Fiat Tipo: Der erste Eindruck zählt
Der Fiat Tipo kommt mit seinem Design eher unauffällig daher. © Fiat

Der Fiat Tipo misst sich im Kompaktsegment gegen den Bestseller VW Golf. Doch kann so etwas dem Italiener gelingen? Schließlich kommt er bescheiden daher, macht um sich nicht viel Aufhebens.

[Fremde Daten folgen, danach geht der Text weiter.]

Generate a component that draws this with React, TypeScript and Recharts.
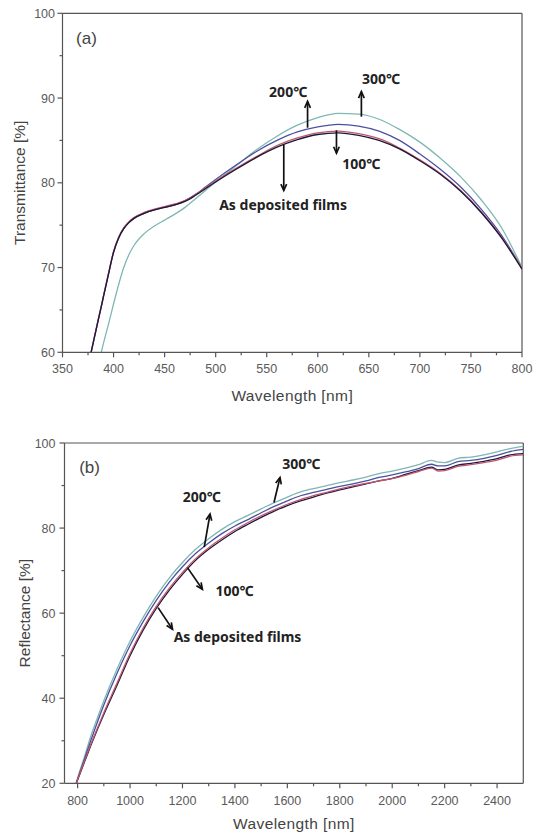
import React from 'react';
import { LineChart, Line, XAxis, YAxis, ReferenceLine, ReferenceDot, Label } from 'recharts';

// ---------- Panel (a): Transmittance ----------
const wavelengthA = [378, 385, 388, 390, 395, 400, 405, 410, 415, 420, 430, 440, 450, 460, 470, 480, 490, 500, 520, 540, 560, 580, 600, 620, 640, 660, 680, 700, 720, 740, 760, 780, 800];
const transAsDeposited = [60, 63.8, 65.4, 66.5, 69.2, 71.8, 73.5, 74.6, 75.3, 75.8, 76.4, 76.8, 77.1, 77.4, 77.8, 78.5, 79.3, 80.1, 81.6, 83.0, 84.2, 85.1, 85.7, 85.9, 85.6, 85.0, 84.0, 82.6, 81.0, 79.0, 76.5, 73.5, 69.8];
const trans100 = [60, 63.9, 65.5, 66.6, 69.3, 71.9, 73.6, 74.7, 75.4, 75.9, 76.5, 76.9, 77.2, 77.5, 77.9, 78.6, 79.4, 80.2, 81.7, 83.1, 84.4, 85.3, 85.9, 86.1, 85.8, 85.2, 84.1, 82.7, 81.1, 79.1, 76.6, 73.6, 69.9];
const trans200 = [60, 63.8, 65.4, 66.5, 69.2, 71.8, 73.5, 74.6, 75.3, 75.8, 76.4, 76.8, 77.1, 77.4, 77.9, 78.6, 79.5, 80.4, 82.1, 83.7, 85.0, 86.0, 86.6, 86.9, 86.7, 86.1, 85.0, 83.4, 81.6, 79.5, 76.9, 73.8, 69.9];
const trans300 = [null, null, 60, 61, 63.3, 65.7, 68.0, 70.0, 71.5, 72.6, 74.0, 74.9, 75.6, 76.3, 77.1, 78.1, 79.1, 80.1, 82.0, 83.9, 85.5, 86.8, 87.7, 88.2, 88.1, 87.5, 86.3, 84.8, 82.9, 80.7, 78.0, 74.7, 70.0];

const xMajorA = [350, 400, 450, 500, 550, 600, 650, 700, 750, 800];
const xMinorA = [375, 425, 475, 525, 575, 625, 675, 725, 775];
const yMajorA = [60, 70, 80, 90, 100];
const yMinorA = [65, 75, 85, 95];

// ---------- Panel (b): Reflectance ----------
const wavelengthB = [795, 800, 825, 850, 875, 900, 950, 1000, 1050, 1100, 1150, 1200, 1250, 1300, 1350, 1400, 1450, 1500, 1550, 1600, 1650, 1700, 1750, 1800, 1850, 1900, 1950, 2000, 2050, 2100, 2150, 2175, 2200, 2250, 2300, 2350, 2400, 2450, 2500];
const reflAsDeposited = [20, 20.8, 24.8, 28.8, 32.6, 36.2, 43.0, 50.0, 56.0, 61.1, 65.4, 69.1, 72.4, 75.0, 77.2, 79.2, 80.9, 82.5, 84.0, 85.3, 86.4, 87.3, 88.2, 89.0, 89.7, 90.4, 91.1, 91.7, 92.6, 93.5, 94.3, 93.7, 93.8, 94.8, 95.2, 95.7, 96.3, 97.2, 97.5];
const refl100 = [20, 20.9, 25.0, 29.1, 32.9, 36.6, 43.5, 50.5, 56.5, 61.6, 65.9, 69.6, 72.8, 75.4, 77.6, 79.6, 81.3, 82.9, 84.3, 85.6, 86.7, 87.6, 88.4, 89.2, 89.9, 90.5, 91.1, 91.6, 92.4, 93.3, 94.1, 93.4, 93.5, 94.5, 94.9, 95.4, 96.0, 96.9, 97.2];
const refl200 = [20, 21.0, 25.5, 30.0, 34.3, 38.4, 45.8, 52.4, 58.0, 63.0, 67.3, 70.9, 74.0, 76.5, 78.7, 80.5, 82.0, 83.6, 85.1, 86.4, 87.6, 88.4, 89.1, 89.8, 90.4, 91.1, 91.9, 92.5, 93.2, 94.0, 95.0, 94.6, 94.6, 95.6, 95.9, 96.4, 97.1, 98.0, 98.5];
const refl300 = [20, 21.2, 26.0, 31.0, 35.3, 39.4, 46.8, 53.4, 59.0, 64.0, 68.3, 71.9, 75.0, 77.5, 79.7, 81.5, 83.0, 84.5, 86.0, 87.3, 88.5, 89.3, 90.0, 90.7, 91.3, 92.0, 92.8, 93.4, 94.1, 94.9, 95.9, 95.5, 95.4, 96.4, 96.7, 97.2, 97.9, 98.7, 99.2];

const xMajorB = [800, 1000, 1200, 1400, 1600, 1800, 2000, 2200, 2400];
const xMinorB = [900, 1100, 1300, 1500, 1700, 1900, 2100, 2300];
const yMajorB = [20, 40, 60, 80, 100];
const yMinorB = [30, 50, 70, 90];

const toSeries = (xs: number[], ys: (number | null)[]) => xs.map((x, i) => ({ x, y: ys[i] }));
const merge = (a: number[], b: number[]) => [...a, ...b].sort((p, q) => p - q);

const COLORS = { dep: '#1c1838', c100: '#c0566e', c200: '#4c50a0', c300: '#7db8b2' };
const AXIS = '#555';
const TICK_FONT = "'Liberation Sans', Arial, sans-serif";
const ANN_FONT = "'Noto Sans', 'Noto Sans CJK KR', 'DejaVu Sans', sans-serif";

const makeXTick = (majors: number[], labelDy: number) => (props: any) => {
  const { x, y, payload } = props;
  const major = majors.includes(payload.value);
  return (
    <g>
      <line x1={x} x2={x} y1={y} y2={y + (major ? 5 : 3)} stroke={AXIS} strokeWidth={1.2} />
      {major && (
        <text x={x} y={y + labelDy} textAnchor="middle" fontSize={12.5} fill="#5a5a5a" fontFamily={TICK_FONT}>
          {payload.value}
        </text>
      )}
    </g>
  );
};

const makeYTick = (majors: number[], gap: number) => (props: any) => {
  const { x, y, payload } = props;
  const major = majors.includes(payload.value);
  return (
    <g>
      <line x1={x - (major ? 5 : 3)} x2={x} y1={y} y2={y} stroke={AXIS} strokeWidth={1.2} />
      {major && (
        <text x={x - gap} y={y + 4.5} textAnchor="end" fontSize={12.5} fill="#5a5a5a" fontFamily={TICK_FONT}>
          {payload.value}
        </text>
      )}
    </g>
  );
};

const xTitle = (text: string, dy: number) => (props: any) => {
  const vb = props.viewBox;
  return (
    <text x={vb.x + vb.width / 2} y={vb.y + dy} textAnchor="middle" fontSize={15.5} fill="#444" fontFamily={TICK_FONT} letterSpacing={0.4}>
      {text}
    </text>
  );
};

const yTitle = (text: string, cx: number) => (props: any) => {
  const vb = props.viewBox;
  const cy = vb.y + vb.height / 2;
  return (
    <text x={cx} y={cy} transform={`rotate(-90 ${cx} ${cy})`} textAnchor="middle" dominantBaseline="central" fontSize={15.5} fill="#444" fontFamily={TICK_FONT}>
      {text}
    </text>
  );
};

const Arrow = (p: any) => {
  const { x1, y1, x2, y2 } = p;
  const ang = Math.atan2(y2 - y1, x2 - x1);
  const L = 7;
  const W = 0.42;
  const ax = x2 - L * Math.cos(ang - W);
  const ay = y2 - L * Math.sin(ang - W);
  const bx = x2 - L * Math.cos(ang + W);
  const by = y2 - L * Math.sin(ang + W);
  return (
    <g>
      <line x1={x1} y1={y1} x2={x2} y2={y2} stroke="#111" strokeWidth={1.7} />
      <path d={`M${ax},${ay} L${x2},${y2} L${bx},${by}`} fill="none" stroke="#111" strokeWidth={1.7} />
    </g>
  );
};

const annLabel = (value: string) => ({
  value,
  position: 'center' as const,
  fill: '#222',
  fontSize: 14,
  fontWeight: 700,
  fontFamily: ANN_FONT,
});

const panelLabel = (value: string) => ({
  value,
  position: 'center' as const,
  fill: '#444',
  fontSize: 17,
  fontFamily: TICK_FONT,
});

const lineProps = {
  dataKey: 'y',
  dot: false,
  activeDot: false,
  isAnimationActive: false,
  strokeWidth: 1.3,
  type: 'monotone' as const,
};

export default function App() {
  return (
    <div style={{ position: 'absolute', left: 0, top: 0, width: 538, height: 839, background: '#fff' }}>
      <LineChart width={538} height={420} margin={{ top: 13.3, right: 16, bottom: 0, left: 0 }}>
        <XAxis
          type="number"
          dataKey="x"
          domain={[350, 800]}
          allowDataOverflow
          ticks={merge(xMajorA, xMinorA)}
          interval={0}
          tickSize={0}
          tickMargin={0}
          tickLine={false}
          tick={makeXTick(xMajorA, 20.5)}
          axisLine={{ stroke: AXIS, strokeWidth: 1.2 }}
          height={67.7}
        >
          <Label content={xTitle('Wavelength [nm]', 49)} />
        </XAxis>
        <YAxis
          type="number"
          domain={[60, 100]}
          allowDataOverflow
          ticks={merge(yMajorA, yMinorA)}
          interval={0}
          tickSize={0}
          tickMargin={0}
          tickLine={false}
          tick={makeYTick(yMajorA, 7.5)}
          axisLine={{ stroke: AXIS, strokeWidth: 1.2 }}
          width={62.5}
        >
          <Label content={yTitle('Transmittance [%]', 20)} />
        </YAxis>
        <ReferenceLine y={100} stroke={AXIS} strokeWidth={1.2} />
        <ReferenceLine x={800} stroke={AXIS} strokeWidth={1.2} />
        <Line {...lineProps} data={toSeries(wavelengthA, trans300)} stroke={COLORS.c300} />
        <Line {...lineProps} data={toSeries(wavelengthA, trans200)} stroke={COLORS.c200} />
        <Line {...lineProps} data={toSeries(wavelengthA, trans100)} stroke={COLORS.c100} />
        <Line {...lineProps} data={toSeries(wavelengthA, transAsDeposited)} stroke={COLORS.dep} />
        <ReferenceLine segment={[{ x: 590, y: 86.5 }, { x: 590, y: 89.6 }]} shape={Arrow} />
        <ReferenceLine segment={[{ x: 642.7, y: 87.8 }, { x: 642.7, y: 90.75 }]} shape={Arrow} />
        <ReferenceLine segment={[{ x: 618.3, y: 86.2 }, { x: 618.3, y: 83.5 }]} shape={Arrow} />
        <ReferenceLine segment={[{ x: 566.7, y: 84.5 }, { x: 566.7, y: 79.1 }]} shape={Arrow} />
        <ReferenceDot x={373.5} y={97.05} r={1} fill="none" stroke="none" label={panelLabel('(a)')} />
        <ReferenceDot x={571} y={90.75} r={1} fill="none" stroke="none" label={annLabel('200℃')} />
        <ReferenceDot x={662} y={92.3} r={1} fill="none" stroke="none" label={annLabel('300℃')} />
        <ReferenceDot x={642.7} y={82.2} r={1} fill="none" stroke="none" label={annLabel('100℃')} />
        <ReferenceDot x={566} y={77.4} r={1} fill="none" stroke="none" label={annLabel('As deposited films')} />
      </LineChart>
      <LineChart width={538} height={419} margin={{ top: 23, right: 14.7, bottom: 0, left: 0 }}>
        <XAxis
          type="number"
          dataKey="x"
          domain={[750, 2500]}
          allowDataOverflow
          ticks={merge(xMajorB, xMinorB)}
          interval={0}
          tickSize={0}
          tickMargin={0}
          tickLine={false}
          tick={makeXTick(xMajorB, 21.5)}
          axisLine={{ stroke: AXIS, strokeWidth: 1.2 }}
          height={55.7}
        >
          <Label content={xTitle('Wavelength [nm]', 46)} />
        </XAxis>
        <YAxis
          type="number"
          domain={[20, 100]}
          allowDataOverflow
          ticks={merge(yMajorB, yMinorB)}
          interval={0}
          tickSize={0}
          tickMargin={0}
          tickLine={false}
          tick={makeYTick(yMajorB, 9)}
          axisLine={{ stroke: AXIS, strokeWidth: 1.2 }}
          width={64.5}
        >
          <Label content={yTitle('Reflectance [%]', 25)} />
        </YAxis>
        <ReferenceLine y={100} stroke={AXIS} strokeWidth={1.2} />
        <ReferenceLine x={2500} stroke={AXIS} strokeWidth={1.2} />
        <Line {...lineProps} data={toSeries(wavelengthB, refl300)} stroke={COLORS.c300} />
        <Line {...lineProps} data={toSeries(wavelengthB, refl200)} stroke={COLORS.c200} />
        <Line {...lineProps} data={toSeries(wavelengthB, reflAsDeposited)} stroke={COLORS.dep} />
        <Line {...lineProps} data={toSeries(wavelengthB, refl100)} stroke={COLORS.c100} />
        <ReferenceLine segment={[{ x: 1549, y: 86.0 }, { x: 1572, y: 91.9 }]} shape={Arrow} />
        <ReferenceLine segment={[{ x: 1283, y: 75.5 }, { x: 1305, y: 83.3 }]} shape={Arrow} />
        <ReferenceLine segment={[{ x: 1219, y: 70.7 }, { x: 1276, y: 65.6 }]} shape={Arrow} />
        <ReferenceLine segment={[{ x: 1107, y: 61.3 }, { x: 1162, y: 56.2 }]} shape={Arrow} />
        <ReferenceDot x={845.5} y={94.4} r={1} fill="none" stroke="none" label={panelLabel('(b)')} />
        <ReferenceDot x={1653} y={95.1} r={1} fill="none" stroke="none" label={annLabel('300℃')} />
        <ReferenceDot x={1274} y={87.2} r={1} fill="none" stroke="none" label={annLabel('200℃')} />
        <ReferenceDot x={1399} y={65.3} r={1} fill="none" stroke="none" label={annLabel('100℃')} />
        <ReferenceDot x={1410} y={54.4} r={1} fill="none" stroke="none" label={annLabel('As deposited films')} />
      </LineChart>
    </div>
  );
}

In Zeiten von Online-Dating, Selbst-Optimierung und Schnelllebigkeit ist es gar nicht einfach, den Partner fürs Leben zu finden. Da wird gemogelt – wenn nicht sogar gelogen – was Photoshop und Ideenreichtum hergeben. Doch oft entpuppen sich die tapferen Prinzen als rostige Ritter. Da wirkt es richtig sympathisch, wenn ein Typ einfach sagt, dass er normal und eher schlicht gestrickt ist. So wie der Fiat Tipo, der gegen den Platzhirsch aus Wolfsburg mit einer gewissen Bescheidenheit und günstigen Preisen bestehen will.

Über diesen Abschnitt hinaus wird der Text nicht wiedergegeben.